The replacement parts have to work, otherwise they are not replacement parts. Neither fingerprint sensors nor TPM chips are magic. There is no difficulty here.
I think this is already covered by a different area of law: false or misleading advertising prevention.
If you buy a TPM that won’t codesign your MacBook’s bootloader (or that uses a compromised signing key) and it was advertised as an equivalent replacement to the OEM’s TPM, that advertising was false. This isn’t much different from buying a smaller hard drive for a computer: just because it works in the machine doesn’t mean it’s as big as the old one, and if it was advertised as 1TB and only stores 500GB, then the advertising is false.
It should be allowed for a system to warn about using a part that has not been certified to work in this type of situation. There is a middle ground where third party parts are allowed but they have to demonstrate that they meet a certain level of safety to not have a warning pop up.
> Side note: Be aware that baseless concerns like this echo propaganda against Right to Repair. You might have been infected by some Apple follower talking points there.
"How dare you be anything less than blindly enthusiastic about this obviously good thing, you've clearly been tricked by someone evil."
I mean … fair point, but Apple and other companies very much did spend immense amounts of money lobbying and scaremongering against right-to-repair legislation, so that’s worth drawing attention to.
> an original manufacturer may not use parts pairing to ... Reduce the functionality or performance of a digital electronic product
Dismissable would have to be defined, but when being annoying about it it should be possible to show that it reduces the functionality. It would be clearly against the spirit of the law, but sure, Apple already risked management jail time by ignoring court orders so they might try stuff here as well.
Sorry, I can't parse the multiple negatives of "hopefully this doesn't mean they can't.." followed by "there's no such restriction".
I legitimately share the parent's concern. In a related matter, insurance companies are allowed to force me to accept non-OEM parts when my car is repaired. It sucks that someone can crash into me, and force me into taking sub-standard parts.
If someone damages your property, they must pay for damages.
That doesn’t mean you’ll wind up with the same car you had before. The parts might be unobtainable. Or the car’s value may have depreciated enough to be less than the cost of repair.
It’s sucky that you are “forced” to acquire new parts or car, but that’s life. They will pay you the fair amount for damages, not necessarily restore exactly to the previous state.
Hm. There is no restriction in the law about showing the OEM status of parts in general was how I wanted my sentence to be understood. A permanent notice and limiting functionality is explicitly forbidden, but it follows that a dismissable notice (or something like a popup notice triggered in a settings menu) is allowed.
Yeah, this still seems problematic in the case of a device being sold and represented as original. Though I suppose this is always a risk we take buying used.

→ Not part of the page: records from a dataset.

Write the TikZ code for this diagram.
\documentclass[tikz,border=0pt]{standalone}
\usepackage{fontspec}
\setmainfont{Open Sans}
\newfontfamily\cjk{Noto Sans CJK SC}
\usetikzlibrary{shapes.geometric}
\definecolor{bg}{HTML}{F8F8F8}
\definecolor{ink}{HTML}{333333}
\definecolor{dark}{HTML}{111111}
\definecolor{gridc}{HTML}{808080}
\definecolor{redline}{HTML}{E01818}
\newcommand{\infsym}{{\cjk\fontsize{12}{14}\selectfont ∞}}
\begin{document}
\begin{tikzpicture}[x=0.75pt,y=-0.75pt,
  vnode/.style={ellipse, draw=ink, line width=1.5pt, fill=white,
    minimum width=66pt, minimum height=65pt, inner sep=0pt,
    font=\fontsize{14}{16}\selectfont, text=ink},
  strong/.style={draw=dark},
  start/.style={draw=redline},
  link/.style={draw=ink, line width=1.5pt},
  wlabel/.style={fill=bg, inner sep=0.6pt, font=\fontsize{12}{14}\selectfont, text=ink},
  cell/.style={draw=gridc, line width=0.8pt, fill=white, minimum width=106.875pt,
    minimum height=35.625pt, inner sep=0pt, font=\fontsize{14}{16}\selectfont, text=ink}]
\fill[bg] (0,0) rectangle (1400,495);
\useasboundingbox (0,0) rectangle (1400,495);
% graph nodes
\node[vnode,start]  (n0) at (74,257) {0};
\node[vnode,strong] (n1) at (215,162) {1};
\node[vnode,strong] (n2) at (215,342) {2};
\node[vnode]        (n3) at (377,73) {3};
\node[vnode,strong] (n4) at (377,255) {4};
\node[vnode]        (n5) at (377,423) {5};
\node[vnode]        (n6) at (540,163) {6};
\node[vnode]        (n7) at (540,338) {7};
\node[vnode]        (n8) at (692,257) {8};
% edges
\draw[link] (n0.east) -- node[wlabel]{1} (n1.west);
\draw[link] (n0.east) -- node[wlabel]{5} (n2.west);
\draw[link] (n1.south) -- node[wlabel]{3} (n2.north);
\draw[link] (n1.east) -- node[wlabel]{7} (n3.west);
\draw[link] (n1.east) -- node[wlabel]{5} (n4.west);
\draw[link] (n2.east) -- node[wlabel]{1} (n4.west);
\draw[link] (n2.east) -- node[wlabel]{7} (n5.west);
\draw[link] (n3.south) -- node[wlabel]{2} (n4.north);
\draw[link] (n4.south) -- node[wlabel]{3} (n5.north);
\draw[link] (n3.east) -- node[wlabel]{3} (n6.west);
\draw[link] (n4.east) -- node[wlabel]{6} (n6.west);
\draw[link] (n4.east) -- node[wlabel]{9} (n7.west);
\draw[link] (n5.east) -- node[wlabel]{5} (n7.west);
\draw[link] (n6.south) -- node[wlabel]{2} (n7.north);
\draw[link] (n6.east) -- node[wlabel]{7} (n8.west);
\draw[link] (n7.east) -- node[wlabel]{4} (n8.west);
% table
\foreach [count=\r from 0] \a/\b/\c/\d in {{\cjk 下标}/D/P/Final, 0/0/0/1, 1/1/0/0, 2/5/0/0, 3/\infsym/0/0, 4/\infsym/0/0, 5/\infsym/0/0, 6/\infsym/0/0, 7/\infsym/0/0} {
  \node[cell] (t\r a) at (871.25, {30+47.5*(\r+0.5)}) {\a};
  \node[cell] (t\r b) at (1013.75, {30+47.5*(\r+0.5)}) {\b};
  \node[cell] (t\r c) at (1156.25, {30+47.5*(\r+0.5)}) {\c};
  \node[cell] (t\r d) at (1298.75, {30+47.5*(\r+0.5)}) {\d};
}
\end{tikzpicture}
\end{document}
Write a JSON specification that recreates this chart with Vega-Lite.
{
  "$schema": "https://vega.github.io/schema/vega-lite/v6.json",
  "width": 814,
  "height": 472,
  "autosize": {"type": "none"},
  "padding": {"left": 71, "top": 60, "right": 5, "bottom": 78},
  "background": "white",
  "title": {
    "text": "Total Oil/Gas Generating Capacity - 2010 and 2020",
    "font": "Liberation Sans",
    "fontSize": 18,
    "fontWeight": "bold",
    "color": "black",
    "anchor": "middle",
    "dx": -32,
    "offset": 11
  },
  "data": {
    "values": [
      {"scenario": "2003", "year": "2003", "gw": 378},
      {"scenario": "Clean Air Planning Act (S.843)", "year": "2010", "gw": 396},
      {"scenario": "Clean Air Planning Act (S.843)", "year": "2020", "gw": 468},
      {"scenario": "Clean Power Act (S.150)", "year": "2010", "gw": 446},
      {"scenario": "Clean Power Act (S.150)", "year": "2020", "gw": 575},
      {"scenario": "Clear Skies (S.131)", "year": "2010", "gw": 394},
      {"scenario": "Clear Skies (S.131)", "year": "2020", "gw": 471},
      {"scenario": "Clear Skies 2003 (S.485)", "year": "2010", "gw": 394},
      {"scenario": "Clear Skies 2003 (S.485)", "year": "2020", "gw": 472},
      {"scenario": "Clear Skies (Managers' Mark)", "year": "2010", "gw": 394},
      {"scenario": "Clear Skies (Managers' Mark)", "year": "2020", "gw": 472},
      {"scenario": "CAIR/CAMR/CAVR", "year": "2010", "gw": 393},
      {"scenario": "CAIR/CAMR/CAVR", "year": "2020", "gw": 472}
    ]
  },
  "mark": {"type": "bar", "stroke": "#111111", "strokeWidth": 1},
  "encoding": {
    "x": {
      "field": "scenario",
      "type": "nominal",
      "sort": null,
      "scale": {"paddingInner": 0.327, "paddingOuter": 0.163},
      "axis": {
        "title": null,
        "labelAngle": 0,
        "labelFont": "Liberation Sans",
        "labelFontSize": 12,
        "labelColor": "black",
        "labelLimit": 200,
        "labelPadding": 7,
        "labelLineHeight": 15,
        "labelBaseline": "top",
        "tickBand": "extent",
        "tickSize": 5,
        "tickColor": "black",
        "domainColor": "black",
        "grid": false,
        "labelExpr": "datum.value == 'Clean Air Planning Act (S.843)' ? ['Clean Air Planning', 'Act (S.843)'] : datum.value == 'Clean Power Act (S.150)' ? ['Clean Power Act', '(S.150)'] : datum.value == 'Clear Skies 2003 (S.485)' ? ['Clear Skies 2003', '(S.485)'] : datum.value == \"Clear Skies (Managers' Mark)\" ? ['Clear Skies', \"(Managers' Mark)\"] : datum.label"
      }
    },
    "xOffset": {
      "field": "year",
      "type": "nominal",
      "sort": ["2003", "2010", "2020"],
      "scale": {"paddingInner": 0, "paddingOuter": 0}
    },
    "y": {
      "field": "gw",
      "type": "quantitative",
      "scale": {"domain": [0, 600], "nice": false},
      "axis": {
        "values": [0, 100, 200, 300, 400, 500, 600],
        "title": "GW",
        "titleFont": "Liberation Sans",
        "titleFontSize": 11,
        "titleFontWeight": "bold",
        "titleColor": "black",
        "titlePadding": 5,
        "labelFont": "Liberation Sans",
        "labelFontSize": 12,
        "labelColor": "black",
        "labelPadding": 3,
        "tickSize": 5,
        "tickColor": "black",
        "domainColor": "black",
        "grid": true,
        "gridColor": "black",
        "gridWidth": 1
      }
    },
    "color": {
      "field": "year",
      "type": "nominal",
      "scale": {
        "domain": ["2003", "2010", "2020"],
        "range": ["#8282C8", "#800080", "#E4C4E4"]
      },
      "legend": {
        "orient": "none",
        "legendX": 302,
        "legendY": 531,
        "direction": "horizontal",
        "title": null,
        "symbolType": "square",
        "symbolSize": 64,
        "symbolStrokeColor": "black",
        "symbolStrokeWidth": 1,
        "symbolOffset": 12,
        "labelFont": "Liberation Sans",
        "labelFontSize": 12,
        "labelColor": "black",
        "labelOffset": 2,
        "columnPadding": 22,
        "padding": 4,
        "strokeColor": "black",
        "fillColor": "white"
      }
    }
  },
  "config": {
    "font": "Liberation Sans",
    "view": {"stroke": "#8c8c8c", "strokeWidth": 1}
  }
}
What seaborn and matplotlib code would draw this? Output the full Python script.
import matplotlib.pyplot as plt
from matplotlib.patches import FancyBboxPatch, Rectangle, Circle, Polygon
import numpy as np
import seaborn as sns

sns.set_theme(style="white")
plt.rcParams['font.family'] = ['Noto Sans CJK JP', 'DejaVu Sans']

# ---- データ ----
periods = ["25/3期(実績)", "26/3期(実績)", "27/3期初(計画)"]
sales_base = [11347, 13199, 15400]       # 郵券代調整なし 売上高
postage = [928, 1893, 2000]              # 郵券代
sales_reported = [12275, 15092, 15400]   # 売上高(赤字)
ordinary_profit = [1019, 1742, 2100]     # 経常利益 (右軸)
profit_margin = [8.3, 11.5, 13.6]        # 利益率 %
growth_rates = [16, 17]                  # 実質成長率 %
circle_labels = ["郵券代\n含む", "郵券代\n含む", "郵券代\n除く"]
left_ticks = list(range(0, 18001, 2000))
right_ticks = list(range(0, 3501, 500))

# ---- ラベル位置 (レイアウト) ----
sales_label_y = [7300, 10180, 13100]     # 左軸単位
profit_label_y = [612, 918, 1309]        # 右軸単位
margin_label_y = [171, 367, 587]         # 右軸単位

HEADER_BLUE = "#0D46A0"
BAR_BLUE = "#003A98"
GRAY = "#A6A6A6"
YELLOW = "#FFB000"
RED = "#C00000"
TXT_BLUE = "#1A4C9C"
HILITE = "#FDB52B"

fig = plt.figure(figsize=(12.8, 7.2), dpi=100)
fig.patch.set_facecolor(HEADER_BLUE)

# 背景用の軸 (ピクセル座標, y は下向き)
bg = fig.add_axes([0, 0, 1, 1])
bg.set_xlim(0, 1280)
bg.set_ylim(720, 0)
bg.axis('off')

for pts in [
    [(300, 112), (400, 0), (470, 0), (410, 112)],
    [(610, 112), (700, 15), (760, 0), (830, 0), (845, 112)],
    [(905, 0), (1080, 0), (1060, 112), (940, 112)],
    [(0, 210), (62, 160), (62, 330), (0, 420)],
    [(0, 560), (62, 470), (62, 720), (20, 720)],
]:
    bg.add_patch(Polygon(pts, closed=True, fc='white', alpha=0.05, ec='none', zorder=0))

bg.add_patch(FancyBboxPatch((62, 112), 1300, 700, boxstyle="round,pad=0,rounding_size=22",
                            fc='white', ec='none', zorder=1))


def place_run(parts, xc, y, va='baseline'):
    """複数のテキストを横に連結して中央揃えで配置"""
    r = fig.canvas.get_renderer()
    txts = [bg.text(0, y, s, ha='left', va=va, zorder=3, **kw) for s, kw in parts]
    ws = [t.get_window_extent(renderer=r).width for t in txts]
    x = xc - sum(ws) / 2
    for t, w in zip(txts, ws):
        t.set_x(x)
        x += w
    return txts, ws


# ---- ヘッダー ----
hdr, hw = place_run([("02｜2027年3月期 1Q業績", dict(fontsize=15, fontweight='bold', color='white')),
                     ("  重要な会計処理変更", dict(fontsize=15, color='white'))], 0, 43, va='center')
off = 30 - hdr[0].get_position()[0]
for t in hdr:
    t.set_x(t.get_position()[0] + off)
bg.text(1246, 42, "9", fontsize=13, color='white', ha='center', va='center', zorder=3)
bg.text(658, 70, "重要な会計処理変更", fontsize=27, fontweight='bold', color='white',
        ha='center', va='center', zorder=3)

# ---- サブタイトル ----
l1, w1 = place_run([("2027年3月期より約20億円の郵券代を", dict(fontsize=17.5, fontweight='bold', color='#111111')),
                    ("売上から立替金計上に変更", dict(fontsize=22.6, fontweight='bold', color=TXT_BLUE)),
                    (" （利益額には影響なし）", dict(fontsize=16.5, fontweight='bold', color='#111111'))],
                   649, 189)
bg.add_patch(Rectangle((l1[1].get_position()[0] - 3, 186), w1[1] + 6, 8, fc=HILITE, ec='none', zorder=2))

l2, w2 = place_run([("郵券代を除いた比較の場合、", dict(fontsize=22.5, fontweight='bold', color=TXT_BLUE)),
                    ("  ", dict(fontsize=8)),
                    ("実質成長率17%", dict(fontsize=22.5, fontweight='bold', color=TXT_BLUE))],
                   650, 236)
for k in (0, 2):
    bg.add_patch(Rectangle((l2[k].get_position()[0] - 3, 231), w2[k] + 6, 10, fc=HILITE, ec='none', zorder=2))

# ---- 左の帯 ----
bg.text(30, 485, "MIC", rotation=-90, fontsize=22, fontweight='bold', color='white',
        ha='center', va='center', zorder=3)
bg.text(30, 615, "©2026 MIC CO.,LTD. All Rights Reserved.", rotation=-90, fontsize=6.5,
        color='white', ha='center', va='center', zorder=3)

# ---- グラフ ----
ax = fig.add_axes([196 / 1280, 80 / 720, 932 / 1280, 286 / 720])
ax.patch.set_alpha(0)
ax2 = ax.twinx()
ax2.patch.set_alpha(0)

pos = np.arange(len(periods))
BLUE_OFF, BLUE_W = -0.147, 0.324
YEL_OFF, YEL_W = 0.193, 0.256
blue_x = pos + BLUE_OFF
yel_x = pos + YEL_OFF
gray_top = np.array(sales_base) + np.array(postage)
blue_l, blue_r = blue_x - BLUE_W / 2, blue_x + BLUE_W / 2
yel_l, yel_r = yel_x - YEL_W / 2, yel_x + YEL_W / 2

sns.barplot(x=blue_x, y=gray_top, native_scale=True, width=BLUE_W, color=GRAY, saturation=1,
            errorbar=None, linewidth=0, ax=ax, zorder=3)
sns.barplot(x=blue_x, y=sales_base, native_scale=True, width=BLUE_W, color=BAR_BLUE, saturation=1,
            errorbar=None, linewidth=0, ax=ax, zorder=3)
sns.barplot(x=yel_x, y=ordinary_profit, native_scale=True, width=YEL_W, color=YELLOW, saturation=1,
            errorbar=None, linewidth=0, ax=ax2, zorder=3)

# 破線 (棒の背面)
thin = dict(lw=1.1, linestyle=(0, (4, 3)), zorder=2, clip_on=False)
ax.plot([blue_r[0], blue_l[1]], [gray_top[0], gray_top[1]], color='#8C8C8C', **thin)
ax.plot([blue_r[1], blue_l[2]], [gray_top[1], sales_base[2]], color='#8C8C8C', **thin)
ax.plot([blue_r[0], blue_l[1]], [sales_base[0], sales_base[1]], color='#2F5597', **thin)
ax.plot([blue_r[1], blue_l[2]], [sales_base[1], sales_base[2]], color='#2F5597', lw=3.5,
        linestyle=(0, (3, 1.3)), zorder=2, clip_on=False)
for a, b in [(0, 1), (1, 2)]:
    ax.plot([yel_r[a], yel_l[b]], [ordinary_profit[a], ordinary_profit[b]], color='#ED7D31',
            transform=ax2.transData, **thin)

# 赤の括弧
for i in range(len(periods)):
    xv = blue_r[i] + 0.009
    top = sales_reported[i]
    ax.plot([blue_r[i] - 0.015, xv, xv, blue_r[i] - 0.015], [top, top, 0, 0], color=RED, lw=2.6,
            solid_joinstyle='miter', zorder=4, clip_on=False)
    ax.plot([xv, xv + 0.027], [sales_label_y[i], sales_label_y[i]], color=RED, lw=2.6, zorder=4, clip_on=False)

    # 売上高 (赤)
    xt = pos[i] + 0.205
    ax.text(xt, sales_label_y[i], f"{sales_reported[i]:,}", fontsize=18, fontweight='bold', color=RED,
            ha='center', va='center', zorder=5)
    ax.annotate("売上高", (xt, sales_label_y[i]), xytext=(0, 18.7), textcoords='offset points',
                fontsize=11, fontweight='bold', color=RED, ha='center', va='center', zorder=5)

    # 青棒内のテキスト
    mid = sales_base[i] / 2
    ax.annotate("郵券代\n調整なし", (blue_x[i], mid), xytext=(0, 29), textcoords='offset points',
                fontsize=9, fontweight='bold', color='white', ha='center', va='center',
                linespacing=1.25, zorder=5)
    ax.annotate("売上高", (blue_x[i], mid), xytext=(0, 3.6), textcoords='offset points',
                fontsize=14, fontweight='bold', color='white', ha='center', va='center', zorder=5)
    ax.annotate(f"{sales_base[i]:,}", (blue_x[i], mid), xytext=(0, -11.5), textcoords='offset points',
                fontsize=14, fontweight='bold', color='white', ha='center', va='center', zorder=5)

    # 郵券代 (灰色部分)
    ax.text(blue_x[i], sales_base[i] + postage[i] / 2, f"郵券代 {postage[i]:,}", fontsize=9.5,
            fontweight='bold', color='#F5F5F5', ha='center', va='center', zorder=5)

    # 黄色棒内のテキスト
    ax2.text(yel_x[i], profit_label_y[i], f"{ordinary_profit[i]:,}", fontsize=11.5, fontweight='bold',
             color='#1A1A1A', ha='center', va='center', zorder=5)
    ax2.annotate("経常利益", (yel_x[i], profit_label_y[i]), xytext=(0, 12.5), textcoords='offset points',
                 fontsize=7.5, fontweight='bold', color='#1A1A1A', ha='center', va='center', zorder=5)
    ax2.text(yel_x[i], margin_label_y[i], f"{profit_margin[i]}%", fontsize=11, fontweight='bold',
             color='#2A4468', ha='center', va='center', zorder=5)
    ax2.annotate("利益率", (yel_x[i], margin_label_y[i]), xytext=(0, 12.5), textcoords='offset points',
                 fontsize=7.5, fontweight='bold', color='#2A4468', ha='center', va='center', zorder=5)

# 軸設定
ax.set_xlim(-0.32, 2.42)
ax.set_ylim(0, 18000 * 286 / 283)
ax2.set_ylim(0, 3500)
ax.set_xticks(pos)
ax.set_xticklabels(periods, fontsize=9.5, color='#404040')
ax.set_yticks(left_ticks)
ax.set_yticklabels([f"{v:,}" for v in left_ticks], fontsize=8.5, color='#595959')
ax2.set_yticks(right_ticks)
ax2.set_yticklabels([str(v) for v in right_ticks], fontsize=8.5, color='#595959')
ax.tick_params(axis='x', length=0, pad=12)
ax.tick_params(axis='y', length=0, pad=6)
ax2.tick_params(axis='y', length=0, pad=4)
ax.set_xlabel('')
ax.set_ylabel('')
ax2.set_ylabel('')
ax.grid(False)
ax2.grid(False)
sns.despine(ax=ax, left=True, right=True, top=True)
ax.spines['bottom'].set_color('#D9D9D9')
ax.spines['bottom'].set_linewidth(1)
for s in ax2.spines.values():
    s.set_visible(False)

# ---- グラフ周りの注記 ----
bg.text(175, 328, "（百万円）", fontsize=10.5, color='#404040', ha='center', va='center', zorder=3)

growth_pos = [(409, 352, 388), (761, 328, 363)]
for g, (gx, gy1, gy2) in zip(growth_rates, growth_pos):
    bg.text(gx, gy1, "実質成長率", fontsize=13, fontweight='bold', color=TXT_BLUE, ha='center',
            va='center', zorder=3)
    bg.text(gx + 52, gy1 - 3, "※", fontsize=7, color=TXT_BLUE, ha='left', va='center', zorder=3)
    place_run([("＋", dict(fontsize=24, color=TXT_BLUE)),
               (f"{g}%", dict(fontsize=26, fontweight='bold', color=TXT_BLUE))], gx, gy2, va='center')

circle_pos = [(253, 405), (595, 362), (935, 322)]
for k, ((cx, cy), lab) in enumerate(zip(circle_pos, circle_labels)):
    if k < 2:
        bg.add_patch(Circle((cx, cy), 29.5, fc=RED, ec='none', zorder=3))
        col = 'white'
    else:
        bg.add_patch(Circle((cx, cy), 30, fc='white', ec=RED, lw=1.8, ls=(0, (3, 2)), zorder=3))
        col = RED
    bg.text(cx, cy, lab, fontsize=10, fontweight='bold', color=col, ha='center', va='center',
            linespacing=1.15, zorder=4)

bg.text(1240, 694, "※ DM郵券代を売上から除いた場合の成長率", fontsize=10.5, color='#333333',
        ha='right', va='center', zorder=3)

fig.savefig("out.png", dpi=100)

Not personally, no, though I am surprised to learn in this thread that it's apparently an issue.
I do know with cars, replacement parts sometimes have fitment issues that cause body shops hassles, driving up labor costs, and having replacement parts devalues a desirable car. (on the other hand, so does ANY bodywork, even with OE parts).
Yes. Insurance companies being able to force you to take a generic when you and your doctor know you need the name brand is frustrating. If you change insurance, you and your doctor must go toe-to-toe with the insurance to prove you need the name brand. And then you're forced to "trial" the generic again. Yes, there are legitimate cases of generics not working right for the person.